Of course things have changed. Palestinian businessmen from America and from Jordan are busy planning to open new banks and to renew the lives of the Palestinian mountain people, which are so different from the lives of the Palestinians in Jaffa, Haifa, and the Galilee, and in Gaza.

The Palestinians aim initially at breaking out of their Israeli cocoon by gaining access to the world outside through the new port in Gaza. So far their plan to create a joint Palestinian-Egyptian international airport in Gaza, placed on the international border and giving the Palestinians access to international markets, has been opposed, successfully, by Israel. Only if Israel maintains full security control and controls all passports will Israel allow the airport to be built. As long as Israelis are maintaining control of the Palestinian economy and of the entrance and exit of all Palestinians, there is little the Palestinian Authority and Arafat can do except acquiesce. And Washington stands by and does not argue for greater access to international markets for Palestinian goods and persons. President Clinton calculates that it's too politically risky at home to oppose Israel on this.

The United States offers little support even to the Palestinian plea for at least genuine autonomy. Real sovereignty seems beyond the willingness of Clinton or Peres even to consider. One has to ask, why? The Palestinians have shown great restraint and control despite unceasing provocations by Israeli government negotiators and Israeli military forces,not to mention the unspeakably provocative Israeli settlers.
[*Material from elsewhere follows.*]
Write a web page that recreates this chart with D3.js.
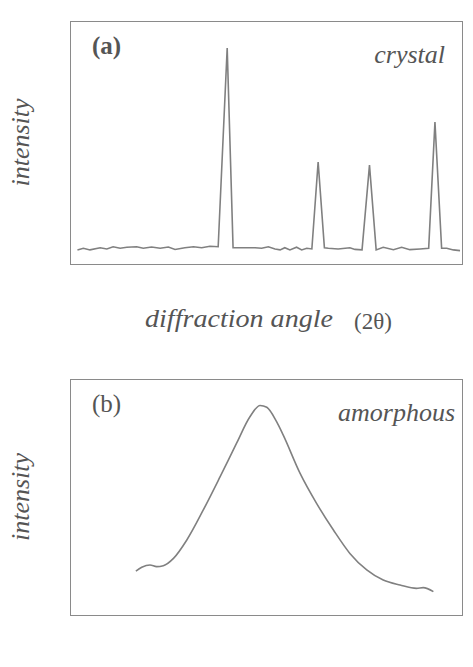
<!DOCTYPE html>
<html>
<head>
<meta charset="utf-8">
<script src="https://cdn.jsdelivr.net/npm/d3@7"></script>
<style>
  html, body { margin: 0; padding: 0; background: #fff; }
  svg text { font-family: "Liberation Serif", "DejaVu Serif", serif; fill: #555; }
</style>
</head>
<body>
<svg id="chart" width="473" height="667"></svg>
<script>
  // panel (a): crystal, sharp Bragg peaks on a noisy baseline  [2θ (arb.), intensity]
  const crystalAngle = [1.9, 3.4, 5.1, 7.7, 9.4, 11.0, 12.8, 14.5, 17.0, 18.7, 20.8, 23.0, 25.1, 26.8,
    29.3, 31.5, 33.6, 35.7, 37.8, 40.1, 41.6, 47.2, 48.9, 50.6, 52.3, 53.6, 54.8, 56.1, 57.8, 59.1,
    60.4, 61.7, 63.3, 64.9, 65.9, 68.4, 71.4, 72.7, 74.5, 76.4, 78.1, 79.9, 82.5, 84.6, 86.7, 89.3,
    91.5, 93.1, 94.8, 96.1, 97.8, 99.5];
  const crystalIntensity = [5.8, 6.5, 5.8, 6.7, 6.2, 7.1, 6.5, 6.9, 7.1, 6.5, 7.0, 6.5, 7.0, 6.0,
    6.7, 7.1, 6.7, 7.3, 7.1, 88.9, 6.7, 6.7, 6.5, 7.1, 6.2, 5.8, 6.7, 5.8, 6.9, 5.8,
    6.5, 6.2, 42.0, 6.7, 6.5, 6.2, 6.7, 6.0, 5.8, 40.7, 5.8, 6.9, 5.9, 6.9, 5.9, 6.2,
    6.5, 58.4, 6.5, 6.5, 5.8, 5.5];

  // panel (b): amorphous, one broad hump
  const amorphAngle = [16.8, 18.3, 20.4, 22.1, 23.8, 26.4, 29.8, 34.0, 38.3, 42.5, 45.9, 48.5, 50.2,
    52.7, 54.4, 58.7, 62.9, 67.2, 71.4, 75.7, 79.9, 84.2, 88.4, 90.1, 92.7];
  const amorphIntensity = [18.6, 20.2, 21.2, 20.5, 20.9, 24.0, 31.8, 44.5, 58.6, 72.8, 84.0, 88.8, 88.0,
    81.9, 76.2, 60.0, 47.3, 36.0, 26.1, 19.1, 14.8, 12.7, 11.3, 11.6, 9.9];

  const panels = [
    { tag: '(a)', bold: true, name: 'crystal', nameRight: 445, top: 21, bottom: 264,
      xs: crystalAngle, ys: crystalIntensity, curve: d3.curveLinear },
    { tag: '(b)', bold: false, name: 'amorphous', nameRight: 455, top: 379, bottom: 615,
      xs: amorphAngle, ys: amorphIntensity, curve: d3.curveMonotoneX }
  ];

  const svg = d3.select('#chart');
  const left = 70, right = 462;

  const x = d3.scaleLinear().domain([0, 100]).range([left, right]);

  panels.forEach(p => {
    const y = d3.scaleLinear().domain([0, 100]).range([p.bottom, p.top]);
    const g = svg.append('g');

    g.append('rect')
      .attr('x', left + 0.5)
      .attr('y', p.top + 0.5)
      .attr('width', right - left)
      .attr('height', p.bottom - p.top)
      .attr('fill', 'none')
      .attr('stroke', '#8a8a8a')
      .attr('stroke-width', 1);

    const pts = p.xs.map((v, i) => [v, p.ys[i]]);
    const line = d3.line()
      .x(d => x(d[0]))
      .y(d => y(d[1]))
      .curve(p.curve);

    g.append('path')
      .datum(pts)
      .attr('d', line)
      .attr('fill', 'none')
      .attr('stroke', '#808080')
      .attr('stroke-width', 1.6)
      .attr('stroke-linejoin', 'miter');

    g.append('text')
      .attr('x', left + 22)
      .attr('y', p.top + 33)
      .style('font-size', '25px')
      .style('font-weight', p.bold ? '700' : '400')
      .text(p.tag);

    g.append('text')
      .attr('x', p.nameRight)
      .attr('y', p.top + 42)
      .attr('text-anchor', 'end')
      .style('font-size', '26px')
      .style('font-style', 'italic')
      .text(p.name);

    const mid = (p.top + p.bottom) / 2;
    g.append('text')
      .attr('transform', `translate(29,${mid}) rotate(-90)`)
      .attr('text-anchor', 'middle')
      .style('font-size', '26px')
      .style('font-style', 'italic')
      .text('intensity');
  });

  // shared x-axis title between the panels
  svg.append('text')
    .attr('x', 145)
    .attr('y', 327)
    .attr('textLength', 188)
    .attr('lengthAdjust', 'spacingAndGlyphs')
    .style('font-size', '26px')
    .style('font-style', 'italic')
    .text('diffraction angle');

  svg.append('text')
    .attr('x', 354)
    .attr('y', 329)
    .style('font-size', '23px')
    .text('(2\u03b8)');
</script>
</body>
</html>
Under international scrutiny, the pre-election Israeli pull-out from the agreed six Palestinian cities took place on time and in good order for the most part. At unobserved local levels, however, Israeli military commanders routinely ignore timetables and even solemn agreements. There, if a Jew, no matter how radical, provocative or crazy, is threatened or prevented from walking down a street with his gun, the IDF will act harshly and seemingly without any restraint.

Israeli military commanders routinely ignore timetables and even solemn agreements.

We talked at length on election day with the leading Palestinian polling specialist, Dr. Khalil Shiqaqi. His brother had been assassinated by the Israelis, with impunity, in Malta only three months earlier. The Israeli press had reported that Fathi Shiqaqi was the head of Islamic Jihad, a group said to be responsible for at least two of the bus bombings that had taken place since Oslo. But the accusations were never proved and Fathi Shiqaqi was described by some Palestinians as a relative moderate.

Khalil Shiqaqi now works with American and Israeli academics on a wide range of political and strategic subjects and his USAID-supported polling group in Nablus provides Arafat and other Palestinian leaders as well as the international community with the best monthly snapshot available of what the Palestinians are thinking.

"Everyone is looking forward to peace," he told us. "Real peace." He said that most Palestinians are tired of having Israeli troops in their faces and want only to get on with a new life. But he added that if peace implementation gets stuck at only half way through the process,with no further Israeli withdrawals and no Palestinian control over land and water and at least a portion of Jerusalem,it is hard to say where public opinion will go. Denied a real life, he intimated, Palestinians probably would have to return to outright opposition, armed or otherwise.

He was doing election day exit polls while we were there, having agreed with the election commission not to release any figures from his polls until after the election results were announced.

We talked with three key Israeli Arab politicians and, besides admitting their antipathy to each other, they saw the successful Palestinian West Bank and Gaza elections as the beginning of new opportunities for political power for the Arabs within Israel. At present there are only five Arab members and two Druze members in the Knesset. They are in no sense a real Arab bloc. However these Israeli Arab leaders now believe that participation by Arabs in the May 28 elections will be much heavier than before and that perhaps fewer Arab votes will be "wasted" on parties that have no chance of obtaining the minimum 45,000 votes required to place two members in the Knesset.

In the last Israeli election in 1992, the Arabs had a 70 percent turnout, about evenly split between men and women and not too different from the 70 percent turnout outside Jerusalem and Hebron during the Palestinian National Authority elections of Jan. 20. However, the Israeli Arabs wasted at least 70,000 votes in the last election on parties that failed to gain representation.

Attempts to forge a single large Arab party, being sought by Dr. Ahmad Tibia, who is billed as a long-term Israeli Arab adviser to Yasser Arafat, so far have foundered on the issues of personalities and ideology. No strong Israeli Arab leader has arisen to replace the shrewd Labor wheelhorse, Abdullah Darawshe, whose Arab Democratic Party has had three members in the Knesset. Darawshe organized the Arab deputies into a bloc on one issue,the Israeli threat to confiscate 153 dunums of Arab land in North Jerusalem. By threatening to topple the Labor government on that issue, a first-time effort by Israeli Arabs according to journalists, he succeeded in making the government back down. When we queried him about the possibility of carrying out the same tactic to prevent the huge new Har Homa project between Bethlehem and Jerusalem from going forward, he demurred. The Arab Knesset members would not do that, he said, "at least not before the elections."

In fact, on Feb. 12, it was announced by the minister of interior that Har Homa was to be "frozen" for the indefinite future. Did Darawshe and/or other Arab members of the Knesset make a new threat? Apparently not, but the potential capability of Israeli Arabs to topple a sitting Israeli government is there. It is likely that any new government, including a Labor coalition put together this summer, no longer can ignore the political power of the Arab members of the Knesset. If the Israeli Arabs vote shrewdly enough to double their representation in the Knesset, Israel in fact would no longer be a Jewish state.